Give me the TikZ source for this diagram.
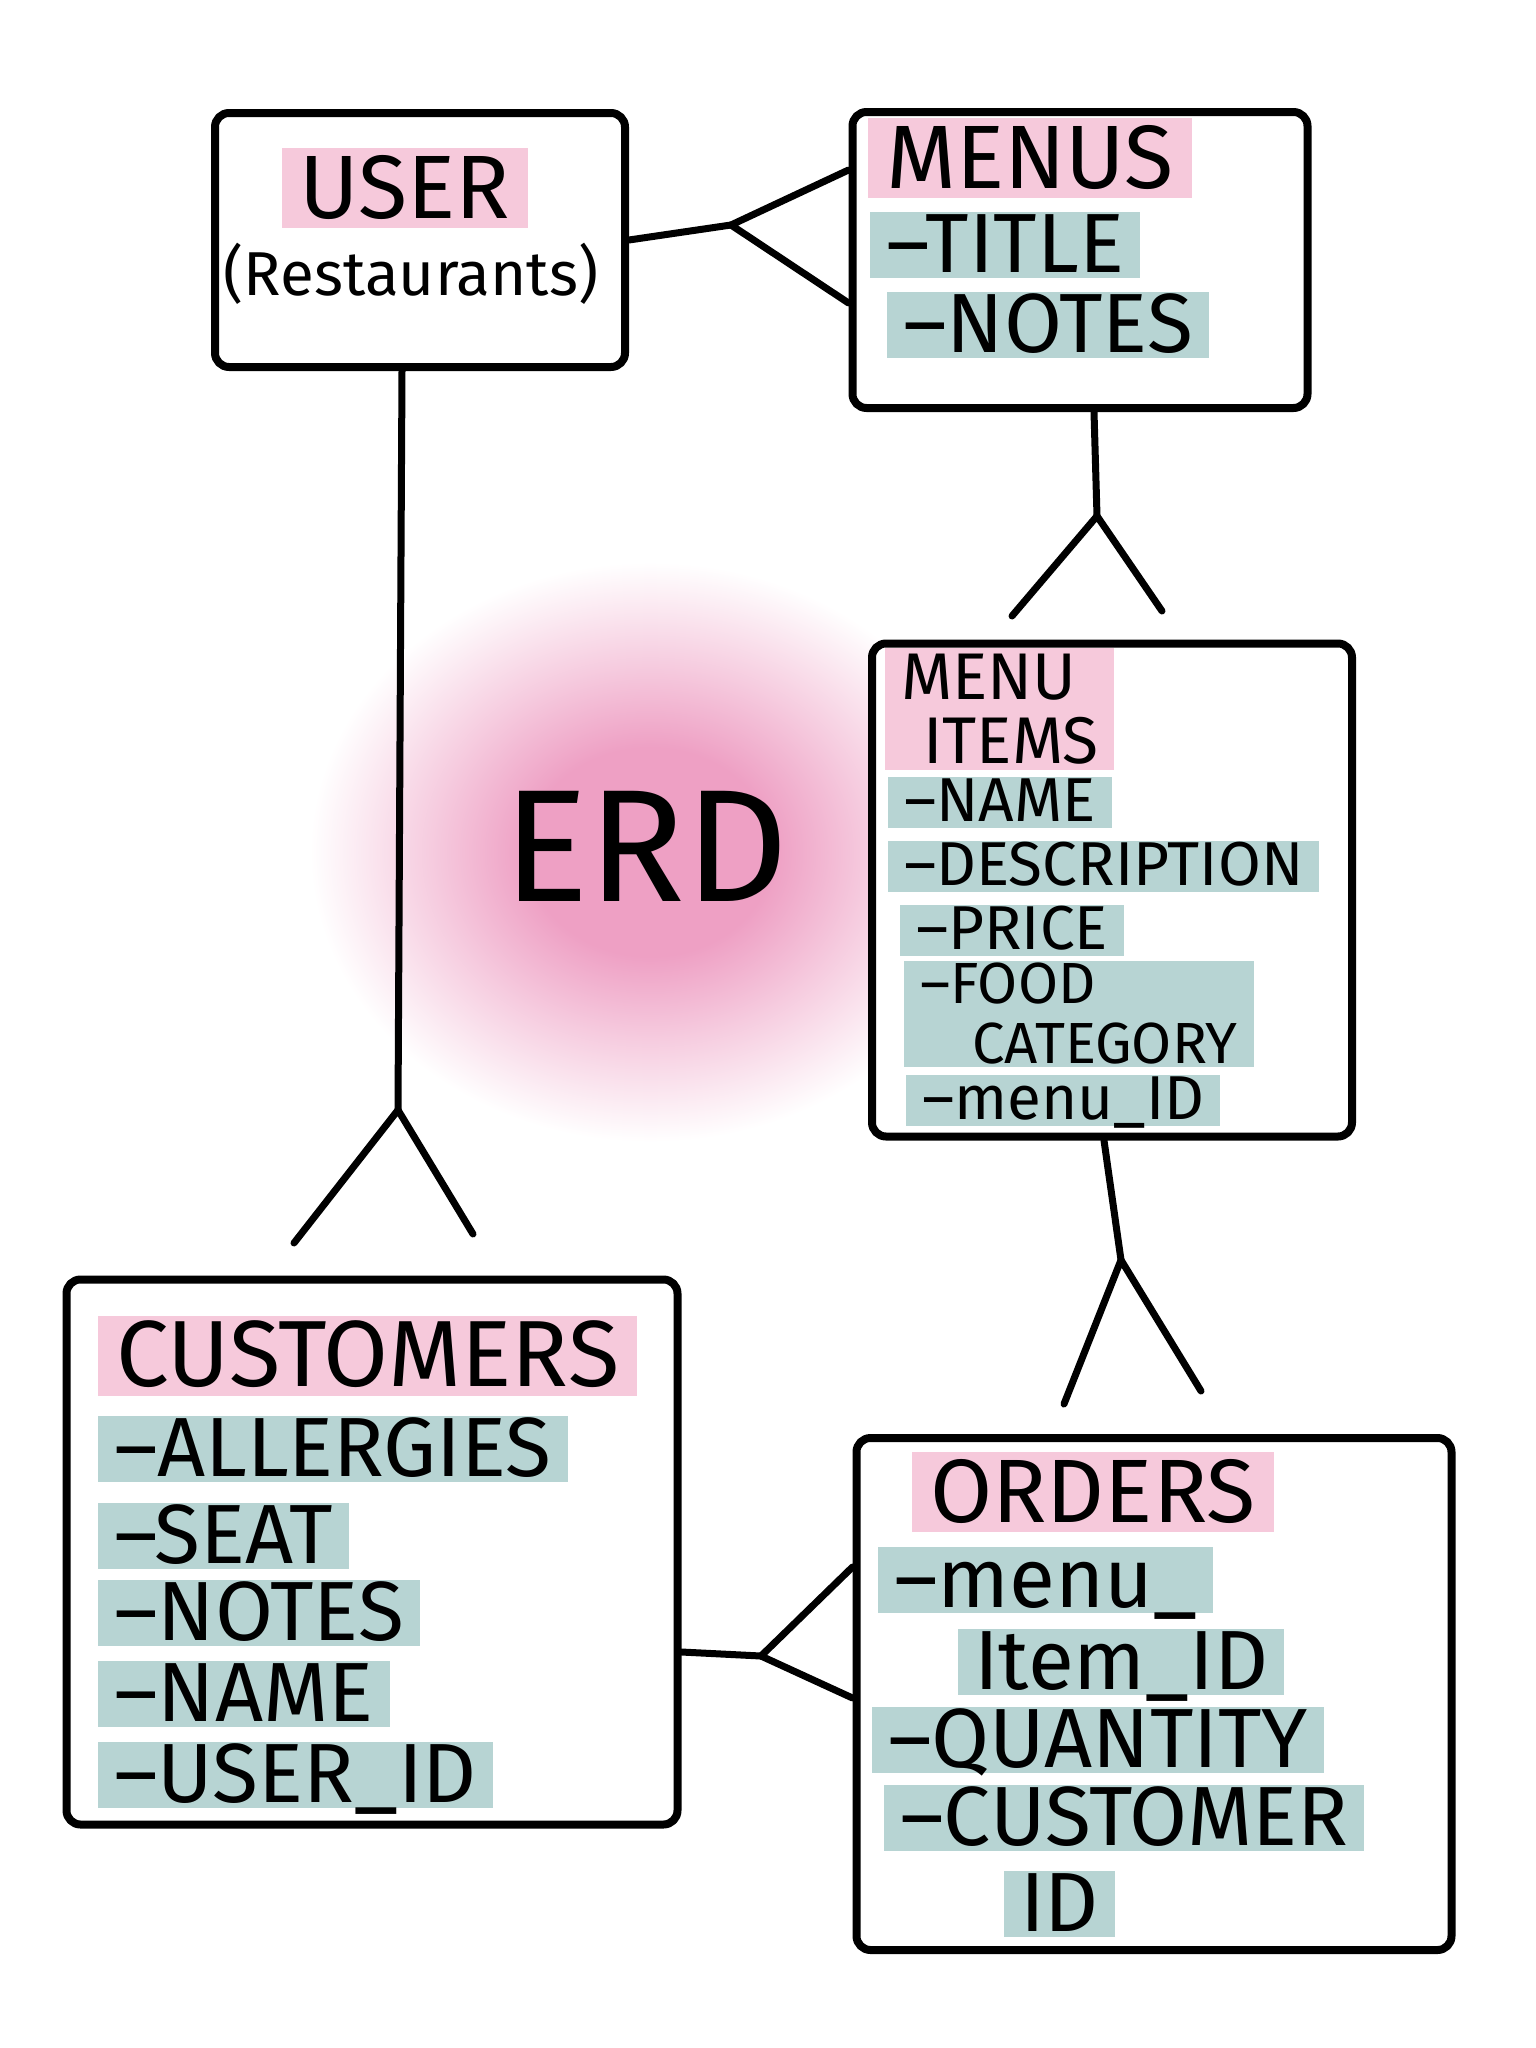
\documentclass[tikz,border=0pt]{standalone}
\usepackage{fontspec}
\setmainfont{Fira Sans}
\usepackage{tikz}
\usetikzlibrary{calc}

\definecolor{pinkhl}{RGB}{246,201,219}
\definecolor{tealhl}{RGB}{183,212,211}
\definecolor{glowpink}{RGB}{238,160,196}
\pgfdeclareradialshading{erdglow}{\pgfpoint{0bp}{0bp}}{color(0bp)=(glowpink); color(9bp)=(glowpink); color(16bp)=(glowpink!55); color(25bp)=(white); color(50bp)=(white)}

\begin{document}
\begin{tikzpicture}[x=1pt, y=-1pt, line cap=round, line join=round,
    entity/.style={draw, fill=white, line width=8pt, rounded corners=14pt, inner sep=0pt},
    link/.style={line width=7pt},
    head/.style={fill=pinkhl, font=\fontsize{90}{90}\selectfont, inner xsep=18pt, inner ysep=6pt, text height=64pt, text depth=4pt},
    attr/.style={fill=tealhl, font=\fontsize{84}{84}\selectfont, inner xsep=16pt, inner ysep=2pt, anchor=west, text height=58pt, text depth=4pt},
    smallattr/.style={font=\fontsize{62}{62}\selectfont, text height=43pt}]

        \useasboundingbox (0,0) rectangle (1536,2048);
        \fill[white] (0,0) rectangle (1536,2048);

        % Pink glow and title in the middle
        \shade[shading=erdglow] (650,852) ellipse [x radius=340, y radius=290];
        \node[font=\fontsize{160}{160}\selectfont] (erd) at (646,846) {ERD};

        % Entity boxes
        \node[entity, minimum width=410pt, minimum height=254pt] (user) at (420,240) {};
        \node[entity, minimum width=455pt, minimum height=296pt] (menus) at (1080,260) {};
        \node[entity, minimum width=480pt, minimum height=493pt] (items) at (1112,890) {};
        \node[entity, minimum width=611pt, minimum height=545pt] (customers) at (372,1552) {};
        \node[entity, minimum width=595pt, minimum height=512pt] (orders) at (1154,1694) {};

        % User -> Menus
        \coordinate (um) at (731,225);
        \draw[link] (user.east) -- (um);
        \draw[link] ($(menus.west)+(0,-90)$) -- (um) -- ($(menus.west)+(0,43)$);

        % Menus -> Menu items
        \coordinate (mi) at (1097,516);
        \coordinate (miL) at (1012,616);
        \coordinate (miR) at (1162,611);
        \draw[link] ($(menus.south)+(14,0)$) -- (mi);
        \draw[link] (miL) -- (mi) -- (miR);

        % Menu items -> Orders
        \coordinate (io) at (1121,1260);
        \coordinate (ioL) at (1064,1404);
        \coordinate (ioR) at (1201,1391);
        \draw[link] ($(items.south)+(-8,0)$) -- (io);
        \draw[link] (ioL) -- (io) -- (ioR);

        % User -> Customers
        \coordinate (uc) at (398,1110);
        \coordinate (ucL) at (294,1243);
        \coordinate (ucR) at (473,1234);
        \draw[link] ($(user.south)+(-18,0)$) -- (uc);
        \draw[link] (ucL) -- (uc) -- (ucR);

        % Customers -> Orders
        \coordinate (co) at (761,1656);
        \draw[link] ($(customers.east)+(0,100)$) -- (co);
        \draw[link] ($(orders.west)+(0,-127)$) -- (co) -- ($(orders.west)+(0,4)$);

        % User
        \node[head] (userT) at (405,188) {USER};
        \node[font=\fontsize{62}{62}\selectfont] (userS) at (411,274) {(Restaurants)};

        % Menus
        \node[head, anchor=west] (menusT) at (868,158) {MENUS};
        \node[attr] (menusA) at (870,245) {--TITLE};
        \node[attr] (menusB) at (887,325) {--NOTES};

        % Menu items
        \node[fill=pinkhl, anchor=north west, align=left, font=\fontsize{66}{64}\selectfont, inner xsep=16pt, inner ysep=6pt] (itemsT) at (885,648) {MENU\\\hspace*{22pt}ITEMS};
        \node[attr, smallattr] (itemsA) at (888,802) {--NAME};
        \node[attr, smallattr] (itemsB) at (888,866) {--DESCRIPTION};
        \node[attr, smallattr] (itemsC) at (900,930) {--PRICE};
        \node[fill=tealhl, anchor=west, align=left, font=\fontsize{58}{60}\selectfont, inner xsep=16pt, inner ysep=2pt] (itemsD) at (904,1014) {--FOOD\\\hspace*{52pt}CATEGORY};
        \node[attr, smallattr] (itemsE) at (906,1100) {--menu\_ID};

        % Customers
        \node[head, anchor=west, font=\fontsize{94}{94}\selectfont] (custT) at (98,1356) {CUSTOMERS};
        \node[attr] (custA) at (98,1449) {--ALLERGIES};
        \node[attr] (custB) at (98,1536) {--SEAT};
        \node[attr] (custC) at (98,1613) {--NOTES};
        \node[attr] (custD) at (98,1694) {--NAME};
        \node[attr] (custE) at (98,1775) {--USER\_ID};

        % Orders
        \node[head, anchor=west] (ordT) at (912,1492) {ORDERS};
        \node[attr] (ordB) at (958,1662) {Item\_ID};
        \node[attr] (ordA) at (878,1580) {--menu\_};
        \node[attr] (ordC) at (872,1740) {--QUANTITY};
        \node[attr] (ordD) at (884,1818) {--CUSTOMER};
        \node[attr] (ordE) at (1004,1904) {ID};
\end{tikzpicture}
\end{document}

* [Stated exercise] Return the material exactly as given, apart from the pictures.

* [Written response]
Give me the TikZ source for this diagram.
\documentclass[tikz,border=0pt]{standalone}
\usepackage{fontspec}
\setmainfont{Fira Sans}
\usepackage{tikz}
\usetikzlibrary{calc}

\definecolor{pinkhl}{RGB}{246,201,219}
\definecolor{tealhl}{RGB}{183,212,211}
\definecolor{glowpink}{RGB}{238,160,196}
\pgfdeclareradialshading{erdglow}{\pgfpoint{0bp}{0bp}}{color(0bp)=(glowpink); color(9bp)=(glowpink); color(16bp)=(glowpink!55); color(25bp)=(white); color(50bp)=(white)}

\begin{document}
\begin{tikzpicture}[x=1pt, y=-1pt, line cap=round, line join=round,
    entity/.style={draw, fill=white, line width=8pt, rounded corners=14pt, inner sep=0pt},
    link/.style={line width=7pt},
    head/.style={fill=pinkhl, font=\fontsize{90}{90}\selectfont, inner xsep=18pt, inner ysep=6pt, text height=64pt, text depth=4pt},
    attr/.style={fill=tealhl, font=\fontsize{84}{84}\selectfont, inner xsep=16pt, inner ysep=2pt, anchor=west, text height=58pt, text depth=4pt},
    smallattr/.style={font=\fontsize{62}{62}\selectfont, text height=43pt}]

        \useasboundingbox (0,0) rectangle (1536,2048);
        \fill[white] (0,0) rectangle (1536,2048);

        % Pink glow and title in the middle
        \shade[shading=erdglow] (650,852) ellipse [x radius=340, y radius=290];
        \node[font=\fontsize{160}{160}\selectfont] (erd) at (646,846) {ERD};

        % Entity boxes
        \node[entity, minimum width=410pt, minimum height=254pt] (user) at (420,240) {};
        \node[entity, minimum width=455pt, minimum height=296pt] (menus) at (1080,260) {};
        \node[entity, minimum width=480pt, minimum height=493pt] (items) at (1112,890) {};
        \node[entity, minimum width=611pt, minimum height=545pt] (customers) at (372,1552) {};
        \node[entity, minimum width=595pt, minimum height=512pt] (orders) at (1154,1694) {};

        % User -> Menus
        \coordinate (um) at (731,225);
        \draw[link] (user.east) -- (um);
        \draw[link] ($(menus.west)+(0,-90)$) -- (um) -- ($(menus.west)+(0,43)$);

        % Menus -> Menu items
        \coordinate (mi) at (1097,516);
        \coordinate (miL) at (1012,616);
        \coordinate (miR) at (1162,611);
        \draw[link] ($(menus.south)+(14,0)$) -- (mi);
        \draw[link] (miL) -- (mi) -- (miR);

        % Menu items -> Orders
        \coordinate (io) at (1121,1260);
        \coordinate (ioL) at (1064,1404);
        \coordinate (ioR) at (1201,1391);
        \draw[link] ($(items.south)+(-8,0)$) -- (io);
        \draw[link] (ioL) -- (io) -- (ioR);

        % User -> Customers
        \coordinate (uc) at (398,1110);
        \coordinate (ucL) at (294,1243);
        \coordinate (ucR) at (473,1234);
        \draw[link] ($(user.south)+(-18,0)$) -- (uc);
        \draw[link] (ucL) -- (uc) -- (ucR);

        % Customers -> Orders
        \coordinate (co) at (761,1656);
        \draw[link] ($(customers.east)+(0,100)$) -- (co);
        \draw[link] ($(orders.west)+(0,-127)$) -- (co) -- ($(orders.west)+(0,4)$);

        % User
        \node[head] (userT) at (405,188) {USER};
        \node[font=\fontsize{62}{62}\selectfont] (userS) at (411,274) {(Restaurants)};

        % Menus
        \node[head, anchor=west] (menusT) at (868,158) {MENUS};
        \node[attr] (menusA) at (870,245) {--TITLE};
        \node[attr] (menusB) at (887,325) {--NOTES};

        % Menu items
        \node[fill=pinkhl, anchor=north west, align=left, font=\fontsize{66}{64}\selectfont, inner xsep=16pt, inner ysep=6pt] (itemsT) at (885,648) {MENU\\\hspace*{22pt}ITEMS};
        \node[attr, smallattr] (itemsA) at (888,802) {--NAME};
        \node[attr, smallattr] (itemsB) at (888,866) {--DESCRIPTION};
        \node[attr, smallattr] (itemsC) at (900,930) {--PRICE};
        \node[fill=tealhl, anchor=west, align=left, font=\fontsize{58}{60}\selectfont, inner xsep=16pt, inner ysep=2pt] (itemsD) at (904,1014) {--FOOD\\\hspace*{52pt}CATEGORY};
        \node[attr, smallattr] (itemsE) at (906,1100) {--menu\_ID};

        % Customers
        \node[head, anchor=west, font=\fontsize{94}{94}\selectfont] (custT) at (98,1356) {CUSTOMERS};
        \node[attr] (custA) at (98,1449) {--ALLERGIES};
        \node[attr] (custB) at (98,1536) {--SEAT};
        \node[attr] (custC) at (98,1613) {--NOTES};
        \node[attr] (custD) at (98,1694) {--NAME};
        \node[attr] (custE) at (98,1775) {--USER\_ID};

        % Orders
        \node[head, anchor=west] (ordT) at (912,1492) {ORDERS};
        \node[attr] (ordB) at (958,1662) {Item\_ID};
        \node[attr] (ordA) at (878,1580) {--menu\_};
        \node[attr] (ordC) at (872,1740) {--QUANTITY};
        \node[attr] (ordD) at (884,1818) {--CUSTOMER};
        \node[attr] (ordE) at (1004,1904) {ID};
\end{tikzpicture}
\end{document}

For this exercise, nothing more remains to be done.